石巻日日新聞

参院選 自民の壁破り石垣氏当選 復興政策の検証も強調

大激戦は野党共闘に軍配

石巻市 政治・経済 石巻日日新聞 2019年7月22日(月) 15時03分
参院選 開票結果、得票数と投票率

 参院選は21日に投開票され、宮城選挙区(改選1)は野党統一候補で立憲民主党新人の石垣のりこ氏(44)が4選を狙った自民現職の愛知治郎氏(50)との激戦を制し、初当選した。石垣氏は党が掲げる消費税増税凍結よりさらに踏み込んだ消費税ゼロを訴え、無党派層を取り込んだ。愛知氏は祖父、父と3代にわたって半世紀以上受け継いできた議席を失った。
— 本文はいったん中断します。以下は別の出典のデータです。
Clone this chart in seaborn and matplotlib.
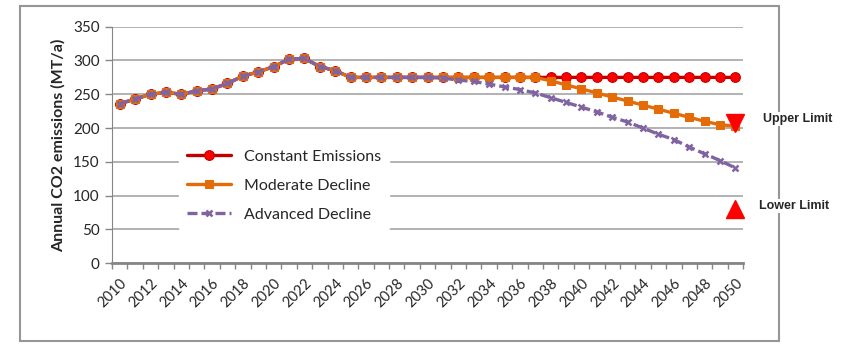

 仙台駅東口近くのビルに設けた石垣事務所は、開票前から有権者であふれる熱気。仙台駅西口の愛知事務所は固唾(かたず)を飲んで票の行方を見守っていた。全国32の1人区で宮城の当確が最後となるなど1議席を争う与野党の競り合いが続いた。

 午前0時22分、テレビで石垣氏の当確が伝えられると、事務所内からは一斉に歓喜が上がった。間もなく万雷の拍手に迎えられ、石垣氏は「本当に大接戦で1票の重さを感じる選挙。野党対与党、市民対権力、草の根対組織、新人対世襲の戦いだった。庶民の代弁者として声を届けていく」と語った。

支持者から花束を受け取る石垣氏
支持者から花束を受け取る石垣氏

 安住淳元財務相(衆院宮城5区)は「激しい論戦だった。これで野党共闘は28年の参院選、29年の仙台市長選に次ぐ3連勝。皆さんのパワーに感謝したい。この勢いを次の選挙につなげたい」と強調。また、郡和子仙台市長は「国政に声を届けてほしい」と述べた。
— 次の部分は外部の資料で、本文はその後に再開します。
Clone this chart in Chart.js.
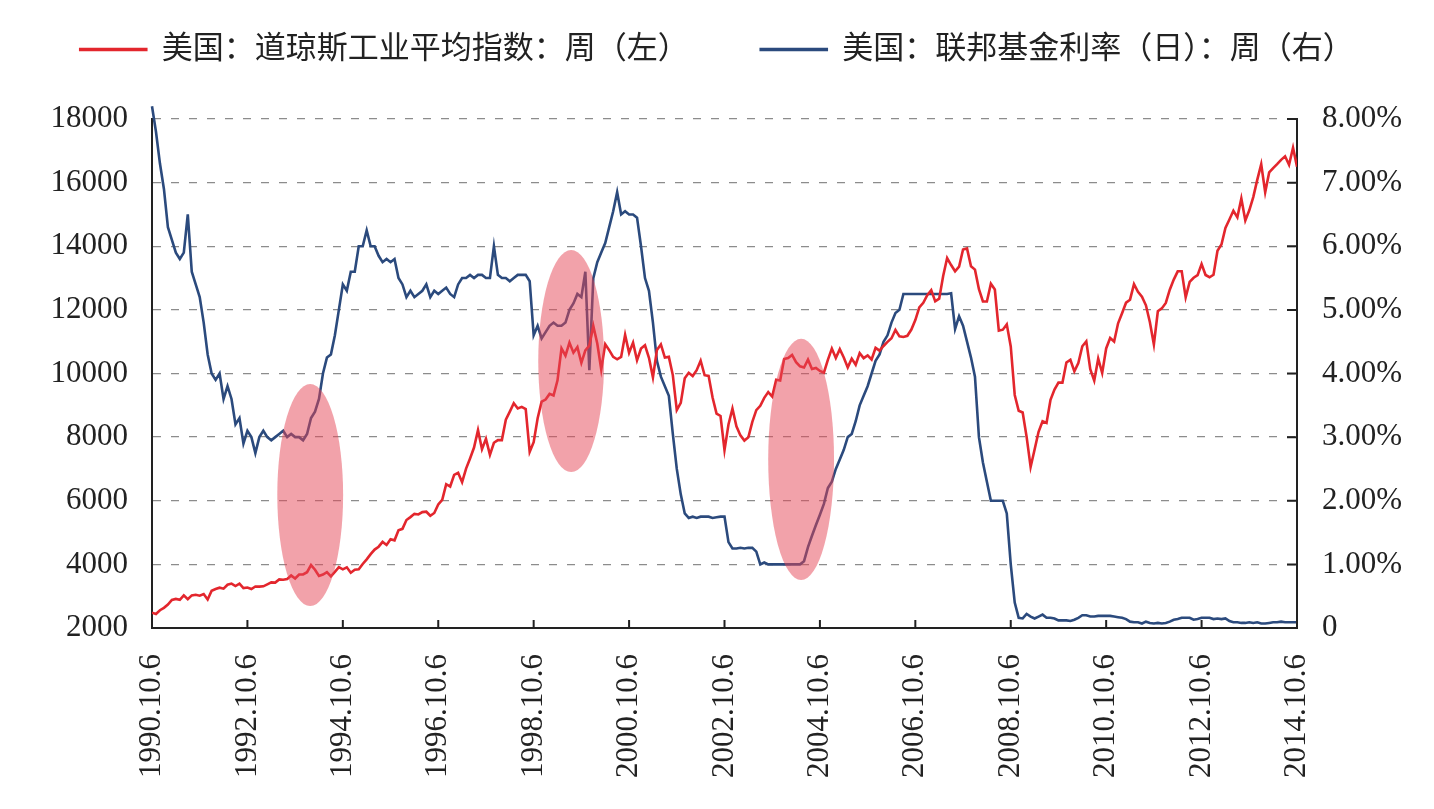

 石垣氏は「10月の増税が決まっているからと言って変えられないわけではない。社会保障に使うと言っていた消費税。本当は何に使われていたかを調査したい。壁を越えるべく仲間を増やして果敢に挑戦する」と訴えた。

 東日本大震災の復興に対しては「発災から10年を前に、復興政策が被災者の声に寄り添ったものなのかを検証する。復興庁に代わる支援体制を考えていく」と意気込んだ。

◆3期18年の愛知氏 地盤守り切れず苦杯

 安倍晋三首相や党幹部がテコ入れし、組織力で挑んだ愛知氏。「不徳の致すところ」と声を振り絞り、支持者らに頭を下げた。復興副大臣や財務副大臣を務めた実績、祖父で元大蔵相の故揆一氏、父で元防衛庁長官の和男氏と親子三代で受け継いできた地盤を守り切ることができなかった。
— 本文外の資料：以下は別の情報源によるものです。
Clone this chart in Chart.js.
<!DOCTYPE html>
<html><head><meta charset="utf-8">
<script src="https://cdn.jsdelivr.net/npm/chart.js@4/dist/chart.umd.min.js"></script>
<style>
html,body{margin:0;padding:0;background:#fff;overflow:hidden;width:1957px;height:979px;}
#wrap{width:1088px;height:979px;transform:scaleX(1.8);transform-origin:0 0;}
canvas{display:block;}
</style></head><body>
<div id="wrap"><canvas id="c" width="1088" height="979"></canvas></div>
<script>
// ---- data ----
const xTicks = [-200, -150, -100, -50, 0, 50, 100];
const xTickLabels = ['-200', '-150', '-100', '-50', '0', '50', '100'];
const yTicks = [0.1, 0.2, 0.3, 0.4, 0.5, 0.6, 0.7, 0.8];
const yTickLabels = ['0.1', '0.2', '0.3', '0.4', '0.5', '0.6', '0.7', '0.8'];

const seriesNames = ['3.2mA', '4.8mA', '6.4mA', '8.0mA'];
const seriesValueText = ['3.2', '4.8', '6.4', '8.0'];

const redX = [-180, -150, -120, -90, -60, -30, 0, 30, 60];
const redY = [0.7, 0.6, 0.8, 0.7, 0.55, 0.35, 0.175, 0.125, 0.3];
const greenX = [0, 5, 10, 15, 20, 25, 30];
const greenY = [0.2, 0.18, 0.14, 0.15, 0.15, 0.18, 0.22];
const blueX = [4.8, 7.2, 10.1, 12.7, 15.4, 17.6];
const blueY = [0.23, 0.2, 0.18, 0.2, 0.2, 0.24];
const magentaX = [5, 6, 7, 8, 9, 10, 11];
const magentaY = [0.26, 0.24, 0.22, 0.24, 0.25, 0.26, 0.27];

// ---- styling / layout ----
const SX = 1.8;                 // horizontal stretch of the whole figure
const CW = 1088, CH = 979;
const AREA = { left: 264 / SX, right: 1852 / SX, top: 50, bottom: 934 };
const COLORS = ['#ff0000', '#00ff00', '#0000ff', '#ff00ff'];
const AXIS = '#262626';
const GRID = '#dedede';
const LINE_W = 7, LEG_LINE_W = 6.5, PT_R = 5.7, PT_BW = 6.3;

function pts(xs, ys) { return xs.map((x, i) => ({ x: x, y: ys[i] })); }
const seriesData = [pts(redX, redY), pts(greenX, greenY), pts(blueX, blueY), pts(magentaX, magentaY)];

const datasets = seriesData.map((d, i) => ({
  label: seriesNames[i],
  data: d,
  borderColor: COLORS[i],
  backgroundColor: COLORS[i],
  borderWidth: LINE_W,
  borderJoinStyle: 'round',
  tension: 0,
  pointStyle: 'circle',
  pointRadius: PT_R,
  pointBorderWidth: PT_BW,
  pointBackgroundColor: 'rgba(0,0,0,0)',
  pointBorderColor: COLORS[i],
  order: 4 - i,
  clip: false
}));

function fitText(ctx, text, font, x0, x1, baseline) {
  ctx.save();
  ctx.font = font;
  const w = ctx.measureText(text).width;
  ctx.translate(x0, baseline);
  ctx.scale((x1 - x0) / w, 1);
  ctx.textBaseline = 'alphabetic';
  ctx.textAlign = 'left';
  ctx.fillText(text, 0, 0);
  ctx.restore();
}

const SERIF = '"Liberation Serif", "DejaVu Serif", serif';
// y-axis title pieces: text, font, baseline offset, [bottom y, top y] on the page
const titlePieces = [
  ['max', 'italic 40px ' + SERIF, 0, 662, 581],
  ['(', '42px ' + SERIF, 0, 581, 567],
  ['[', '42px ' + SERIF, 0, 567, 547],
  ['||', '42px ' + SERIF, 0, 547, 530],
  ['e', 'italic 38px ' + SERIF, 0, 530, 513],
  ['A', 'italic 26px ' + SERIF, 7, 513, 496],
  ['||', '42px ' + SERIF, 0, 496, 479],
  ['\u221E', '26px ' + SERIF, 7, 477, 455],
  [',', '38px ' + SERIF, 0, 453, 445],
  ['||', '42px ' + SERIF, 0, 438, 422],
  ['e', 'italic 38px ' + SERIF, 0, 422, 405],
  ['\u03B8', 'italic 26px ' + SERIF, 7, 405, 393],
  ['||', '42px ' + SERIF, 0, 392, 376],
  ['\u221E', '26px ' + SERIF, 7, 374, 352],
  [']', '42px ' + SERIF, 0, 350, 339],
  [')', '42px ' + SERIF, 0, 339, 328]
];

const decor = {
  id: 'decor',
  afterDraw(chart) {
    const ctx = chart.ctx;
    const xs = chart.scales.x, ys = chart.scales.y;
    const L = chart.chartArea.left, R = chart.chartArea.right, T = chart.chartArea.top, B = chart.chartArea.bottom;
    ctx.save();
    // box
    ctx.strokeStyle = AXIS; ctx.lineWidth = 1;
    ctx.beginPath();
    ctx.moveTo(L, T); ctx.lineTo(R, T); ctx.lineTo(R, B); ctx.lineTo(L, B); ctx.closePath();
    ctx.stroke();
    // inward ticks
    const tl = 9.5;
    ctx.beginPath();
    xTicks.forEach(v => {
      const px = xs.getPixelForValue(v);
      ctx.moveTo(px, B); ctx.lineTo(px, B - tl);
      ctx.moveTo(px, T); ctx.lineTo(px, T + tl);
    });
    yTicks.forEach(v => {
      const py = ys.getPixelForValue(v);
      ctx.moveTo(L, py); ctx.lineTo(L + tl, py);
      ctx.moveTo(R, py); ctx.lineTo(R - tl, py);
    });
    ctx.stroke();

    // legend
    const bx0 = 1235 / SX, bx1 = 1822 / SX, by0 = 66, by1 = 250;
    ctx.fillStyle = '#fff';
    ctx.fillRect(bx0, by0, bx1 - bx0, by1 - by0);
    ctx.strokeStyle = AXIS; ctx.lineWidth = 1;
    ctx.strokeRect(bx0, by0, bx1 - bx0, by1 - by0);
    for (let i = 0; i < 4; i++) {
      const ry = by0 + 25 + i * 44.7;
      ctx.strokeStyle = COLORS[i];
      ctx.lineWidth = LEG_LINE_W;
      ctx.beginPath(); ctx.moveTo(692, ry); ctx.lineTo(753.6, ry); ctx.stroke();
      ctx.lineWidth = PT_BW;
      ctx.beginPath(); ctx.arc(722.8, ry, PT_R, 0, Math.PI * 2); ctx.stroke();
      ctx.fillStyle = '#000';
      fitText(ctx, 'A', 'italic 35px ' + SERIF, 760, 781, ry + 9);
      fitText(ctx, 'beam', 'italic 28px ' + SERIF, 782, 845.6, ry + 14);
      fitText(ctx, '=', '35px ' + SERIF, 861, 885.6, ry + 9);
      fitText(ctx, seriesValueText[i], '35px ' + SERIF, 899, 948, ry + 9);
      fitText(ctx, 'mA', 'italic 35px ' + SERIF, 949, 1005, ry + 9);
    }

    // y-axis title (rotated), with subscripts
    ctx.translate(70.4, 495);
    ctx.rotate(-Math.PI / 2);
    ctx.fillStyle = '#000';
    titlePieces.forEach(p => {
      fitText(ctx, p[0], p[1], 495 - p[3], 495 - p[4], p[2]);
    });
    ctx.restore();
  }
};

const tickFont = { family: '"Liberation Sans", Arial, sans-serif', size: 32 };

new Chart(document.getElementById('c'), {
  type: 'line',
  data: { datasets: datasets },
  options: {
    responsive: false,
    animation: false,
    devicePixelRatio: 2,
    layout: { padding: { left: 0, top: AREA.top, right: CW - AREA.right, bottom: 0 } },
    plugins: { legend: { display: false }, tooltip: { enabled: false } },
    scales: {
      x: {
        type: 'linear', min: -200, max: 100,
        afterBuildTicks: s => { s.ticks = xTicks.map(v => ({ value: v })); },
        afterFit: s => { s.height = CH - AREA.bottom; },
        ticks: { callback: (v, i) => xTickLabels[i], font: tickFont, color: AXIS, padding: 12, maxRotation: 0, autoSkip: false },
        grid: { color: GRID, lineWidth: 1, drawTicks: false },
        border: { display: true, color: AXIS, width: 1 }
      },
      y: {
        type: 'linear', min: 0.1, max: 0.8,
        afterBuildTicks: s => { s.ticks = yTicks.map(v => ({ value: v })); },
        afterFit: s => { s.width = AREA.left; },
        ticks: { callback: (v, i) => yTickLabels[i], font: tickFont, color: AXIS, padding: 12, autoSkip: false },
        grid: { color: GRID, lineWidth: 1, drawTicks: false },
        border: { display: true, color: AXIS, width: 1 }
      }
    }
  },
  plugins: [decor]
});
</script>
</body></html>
 石巻地方を含めた24市町で僅差ながらも石垣氏を上回ったが、大票田である仙台市(青葉区、宮城野区、若林区、太白区、泉区)と大崎市で集票に苦しんだ。結果的に3期18年の現職が、出遅れのハンデを背負った野党統一の新人候補に屈した。

 自民党会派で石巻地方の県議は「県連所属の和田政宗氏は比例当選となったが、宮城としては衆参で政府直結の議席が無くなったことに懸念を感じる。復興正念場の被災地としても辛いところ」と話していた。